Monday, July 27, 2009

No news is bad news

In less than a week the local uni-radio station will switch from the classical music during the day, news radio on the fringes format to all news all the time. I admit I am a big fan of NPR & am happy there will be more news programming, but I wish they had not gone quite so whole hog.

I understand the fiscal arguments (listener numbers plummet when classical music takes the air), the civic arguments (there is a dearth of fair & balanced news in our culture no matter what the for-profit news media outlets call themselves) & the music is still around arguments (the classical music 'station' will move to one of the HD radio channels) & agree with 99.9% of them. I just wish they had made a partial exception for those classical music programs produced locally.

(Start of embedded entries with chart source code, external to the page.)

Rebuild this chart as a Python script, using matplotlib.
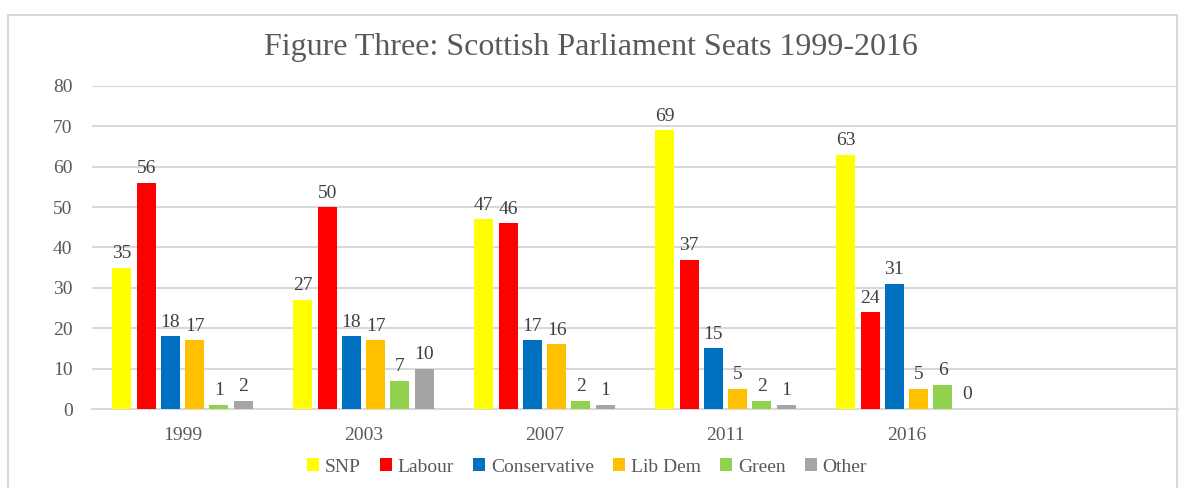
import matplotlib.pyplot as plt
import numpy as np
from matplotlib.patches import Rectangle

years = ["1999", "2003", "2007", "2011", "2016"]
parties = ["SNP", "Labour", "Conservative", "Lib Dem", "Green", "Other"]
snp = [35, 27, 47, 69, 63]
labour = [56, 50, 46, 37, 24]
conservative = [18, 18, 17, 15, 31]
lib_dem = [17, 17, 16, 5, 5]
green = [1, 7, 2, 2, 6]
other = [2, 10, 1, 1, 0]
series = [snp, labour, conservative, lib_dem, green, other]
colors = ["#ffff00", "#ff0000", "#0070c0", "#ffc000", "#92d050", "#a5a5a5"]

plt.rcParams["font.family"] = ["Liberation Serif", "DejaVu Serif"]

W, H = 1181, 488
fig = plt.figure(figsize=(W / 100, H / 100), dpi=100)
ax = fig.add_axes([92 / W, (H - 409) / H, (1178 - 92) / W, (409 - 86) / H])

# chart border (cropped at the bottom in the reference)
fig.patches.append(Rectangle((8 / W, -0.1), (1177 - 8) / W, 1.1 - 15 / H,
                             transform=fig.transFigure, fill=False,
                             edgecolor="#d9d9d9", linewidth=1.5))

x = np.arange(len(years))
pitch = 0.134
width = 0.105
for i, (name, vals, col) in enumerate(zip(parties, series, colors)):
    pos = x + (i - 2.5) * pitch
    bars = ax.bar(pos, vals, width=width, color=col, label=name, zorder=3)
    ax.bar_label(bars, padding=4, fontsize=14, color="#404040")

# one empty category slot on the right, as in the original
ax.set_xlim(-0.5, 5.5)
ax.set_ylim(0, 80)
ax.set_yticks(range(0, 81, 10))
ax.set_xticks(range(6))
ax.set_xticklabels(years + [""])
ax.tick_params(axis="both", length=0, labelsize=14, colors="#595959")
ax.tick_params(axis="y", pad=14)
ax.tick_params(axis="x", pad=13)
ax.grid(axis="y", color="#d9d9d9", linewidth=1.5, zorder=0)
for side in ["top", "right", "left"]:
    ax.spines[side].set_visible(False)
ax.spines["bottom"].set_color("#d9d9d9")
ax.spines["bottom"].set_linewidth(1.5)

fig.text(591 / W, (H - 48) / H, "Figure Three: Scottish Parliament Seats 1999-2016",
         ha="center", va="center", fontsize=23, color="#595959")

fig.legend(loc="center", bbox_to_anchor=(587 / W, (H - 467) / H), ncol=6,
           frameon=False, fontsize=14, labelcolor="#595959",
           handlelength=0.6, handleheight=0.6, handletextpad=0.3, columnspacing=1.0)

fig.savefig("out.png", dpi=100)
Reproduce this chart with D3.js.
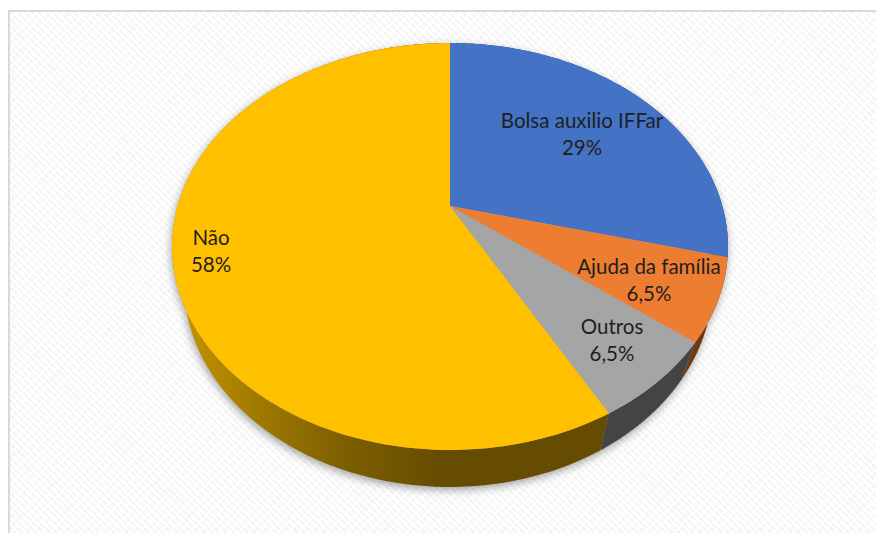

It is not that I think the local programs are better then the national ones (I am quite sure they are not) but because I think that just as important as information from a source who is not making his salary from the guy trying to sell you a car (or a stock or a healthplan or a not-healthplan as the case may be) is knowing that someone very close by is in media. & I firmly believe that still applies, even if the area of expertise is not today's headlines but instead Gregorian chants or unfinished fugues or some other not-previously thought of aspect of classical music.

For the record I am also for keeping two other locally produced shows, neither of which I can stand: Connor Calling a christian-right view of contemporary publications from a bicyclers guide to north/central Florida to a biography of Albert & Victoria & everything in between (or not, I mean everything) & Sikorski's Attic, where guy attempts the antique roadshow over the phone. Why? It is that local thing again. The book-sjhow oftens features local authors or books of local interest, the antique guy does regualr F*R*E*E programs at the library. I do not have to agree with them or even like what they do to know that their just being here & being themselves is good for this community.

We need to stop super-starring the news readers & having the lady up the street talk about Mozart or Bach or whomever five days a week did that. Even if you do not care about Mozart or Bach or classical music period. Hearing voices on the radio we also hear in the grocery store, on the football sidelines & every where else around our lives is almost more important than what those voices say.

& that is why I wish that they had decided to keep the handful of locally produced music programs on the air, even if the hours were reduced, even they were tucked around the edges, even if they played nothing but Rachmaninoff (which I loathe), even then I would make sure I tuned in. Do not get me wrong, I will be delighted with more NPR news. But I am sorry it is at this cost.